In one of the summer’s storms a mighty wind brought a large limb of the red oak tree in the southeast corner of the churchyard, down onto the important tomb of Colonel John Nixon. A table-style grave marker, it broke into hundreds of pieces. The damage is covered by St. Peter’s insurance policy, and the marker will be repaired.
Nixon (1733-1808) was a wealthy Philadelphia merchant and banker who early supported the cause against Great Britain by signing the Non-Importation Agreement in opposition to the Stamp Act in 1765. He became the person responsible for the city’s defenses in the years leading up to 1776 and on July 8, 1776 it was he who was chosen to read the Declaration of Independence to the public for the first time. Try to imagine what is going through his head as he walks out onto the steps of the State House (what we now call Independence Hall) to declare that the thirteen British colonies were defying their king and the most powerful military force in the world by setting up a nation of their own, an act which will surely be seen as treason by the British authorities. This was indeed a man of courage! His reading was received with tremendous enthusiasm and loud “huzzahs” by the huge crowd gathered in the yard. Bells rang all over the city and a crowd of onlookers rushed into the State House, into the courtroom and tore the royal crest off the wall above the judges’ bench.
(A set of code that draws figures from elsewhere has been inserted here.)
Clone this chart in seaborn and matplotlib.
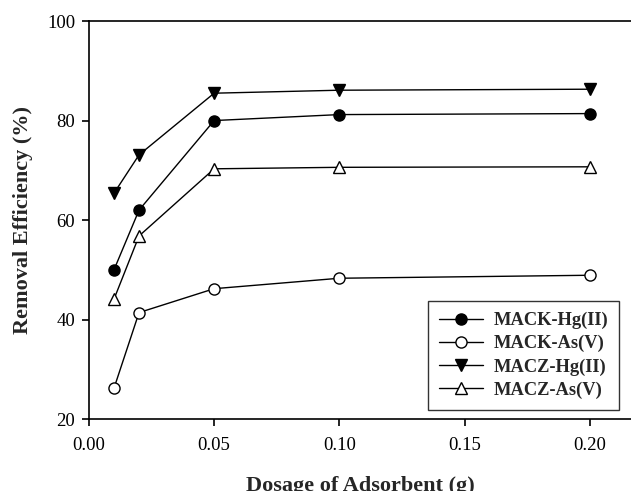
import matplotlib
matplotlib.use("Agg")
import matplotlib.pyplot as plt
import seaborn as sns
import pandas as pd

dosage = [0.01, 0.02, 0.05, 0.10, 0.20]
mack_hg = [50.0, 62.0, 80.0, 81.2, 81.4]
mack_as = [26.2, 41.4, 46.2, 48.3, 48.9]
macz_hg = [65.4, 73.1, 85.5, 86.1, 86.3]
macz_as = [44.1, 56.8, 70.3, 70.6, 70.7]
series_names = ["MACK-Hg(II)", "MACK-As(V)", "MACZ-Hg(II)", "MACZ-As(V)"]
x_ticks = [0.00, 0.05, 0.10, 0.15, 0.20]
y_ticks = [20, 40, 60, 80, 100]

sns.set_style("ticks")
plt.rcParams["font.family"] = ["Liberation Serif", "DejaVu Serif"]

fig = plt.figure(figsize=(6.31, 4.91), dpi=100)
ax = fig.add_axes([0.141, 0.1466, 0.859, 0.8105])

styles = [("o", "black"), ("o", "white"), ("v", "black"), ("^", "white")]
for name, vals, (mk, fc) in zip(series_names,
                                [mack_hg, mack_as, macz_hg, macz_as], styles):
    df = pd.DataFrame({"Dosage": dosage, "Removal": vals})
    sns.lineplot(data=df, x="Dosage", y="Removal", ax=ax, color="black",
                 linewidth=1.0, marker=mk, markersize=8,
                 markerfacecolor=fc, markeredgecolor="black",
                 markeredgewidth=1.0, label=name, clip_on=False, zorder=3)

ax.set_xlim(0, 0.2165)
ax.set_ylim(20, 100)
ax.set_xticks(x_ticks)
ax.set_xticklabels([f"{t:.2f}" for t in x_ticks])
ax.set_yticks(y_ticks)
ax.tick_params(axis="both", direction="out", length=5, width=1.2,
               labelsize=13.5, colors="black")
ax.tick_params(axis="x", pad=8)
ax.tick_params(axis="y", pad=5)
for side in ["left", "bottom", "top"]:
    ax.spines[side].set_linewidth(1.2)
    ax.spines[side].set_color("black")
ax.spines["right"].set_visible(False)

ax.set_xlabel("Dosage of Adsorbent (g)", fontsize=16, fontweight="bold",
              labelpad=16)
ax.set_ylabel("Removal Efficiency (%)", fontsize=16, fontweight="bold",
              labelpad=10)

leg = ax.legend(loc="lower right", bbox_to_anchor=(0.978, 0.023),
                borderaxespad=0,
                prop={"weight": "bold", "size": 13.3}, frameon=True,
                fancybox=False, edgecolor="black", handlelength=2.4,
                handletextpad=0.55, borderpad=0.6, labelspacing=0.32)
leg.get_frame().set_linewidth(1.0)

fig.savefig("out.png", dpi=100)
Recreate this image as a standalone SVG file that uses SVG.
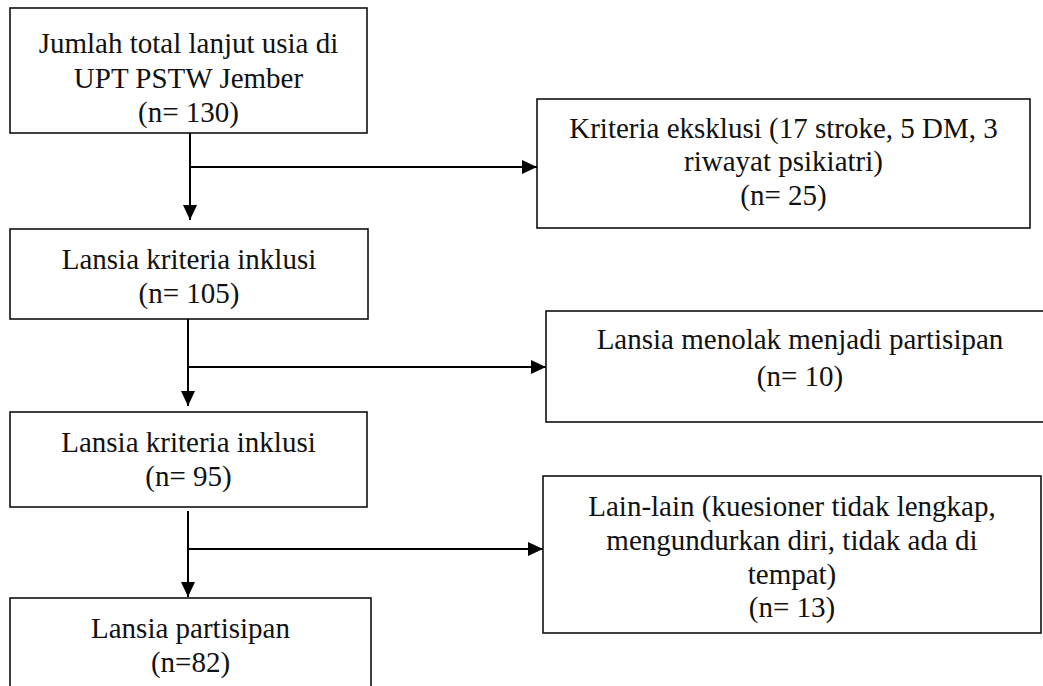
<svg xmlns="http://www.w3.org/2000/svg" width="1043" height="686" viewBox="0 0 1043 686">
  <defs>
    <marker id="ah" markerWidth="15" markerHeight="15" refX="15" refY="7.5" orient="auto" markerUnits="userSpaceOnUse">
      <path d="M0,0.5 L15,7.5 L0,14.5 z" fill="#000"/>
    </marker>
    <style>
      .box { fill: none; stroke: #111; stroke-width: 1.6; }
      .t { font-family: "Liberation Serif", "Times New Roman", serif; font-size: 29px; fill: #111; text-anchor: middle; }
      .c { fill: none; stroke: #000; stroke-width: 2; }
    </style>
  </defs>
  <rect width="1043" height="686" fill="#fff"/>

  <g id="n1">
    <rect class="box" x="10" y="8" width="357" height="125"/>
    <text class="t" x="188.5" y="53">Jumlah total lanjut usia di</text>
    <text class="t" x="188.5" y="88">UPT PSTW Jember</text>
    <text class="t" x="188.5" y="122">(n= 130)</text>
  </g>
  <g id="n2">
    <rect class="box" x="537" y="99" width="493" height="129"/>
    <text class="t" x="783.5" y="138">Kriteria eksklusi (17 stroke, 5 DM, 3</text>
    <text class="t" x="783.5" y="171">riwayat psikiatri)</text>
    <text class="t" x="783.5" y="205">(n= 25)</text>
  </g>
  <g id="n3">
    <rect class="box" x="10" y="229" width="358" height="90"/>
    <text class="t" x="189" y="269">Lansia kriteria inklusi</text>
    <text class="t" x="189" y="303">(n= 105)</text>
  </g>
  <g id="n4">
    <rect class="box" x="546" y="311" width="510" height="111"/>
    <text class="t" x="800" y="349">Lansia menolak menjadi partisipan</text>
    <text class="t" x="800" y="386">(n= 10)</text>
  </g>
  <g id="n5">
    <rect class="box" x="10" y="412" width="357" height="95"/>
    <text class="t" x="188.5" y="452">Lansia kriteria inklusi</text>
    <text class="t" x="188.5" y="486">(n= 95)</text>
  </g>
  <g id="n6">
    <rect class="box" x="543" y="476" width="498" height="157"/>
    <text class="t" x="792" y="516">Lain-lain (kuesioner tidak lengkap,</text>
    <text class="t" x="792" y="550">mengundurkan diri, tidak ada di</text>
    <text class="t" x="792" y="584">tempat)</text>
    <text class="t" x="792" y="617">(n= 13)</text>
  </g>
  <g id="n7">
    <rect class="box" x="10" y="598" width="361" height="110"/>
    <text class="t" x="190.5" y="638">Lansia partisipan</text>
    <text class="t" x="190.5" y="672">(n=82)</text>
  </g>

  <g id="connectors">
    <line class="c" x1="190" y1="133" x2="190" y2="220" marker-end="url(#ah)"/>
    <line class="c" x1="190" y1="167" x2="537" y2="167" marker-end="url(#ah)"/>
    <line class="c" x1="188" y1="319" x2="188" y2="406" marker-end="url(#ah)"/>
    <line class="c" x1="188" y1="367" x2="546" y2="367" marker-end="url(#ah)"/>
    <line class="c" x1="188" y1="511" x2="188" y2="597" marker-end="url(#ah)"/>
    <line class="c" x1="188" y1="549" x2="543" y2="549" marker-end="url(#ah)"/>
  </g>
</svg>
A new nation was born—here in Philadelphia!
Six months later Colonel Nixon fought with George Washington at the Battle of Princeton (with General John Cadwalader, another member of St. Peter’s whose wife Elizabeth is buried a few feet away from Nixon) and he spent the winter of 1777-78 with Washington at Valley Forge.
After the Revolution he returned to the banking business—and had his portrait painted in 1800 by preeminent American painter Gilbert Stuart. He was buried here upon his death in 1808.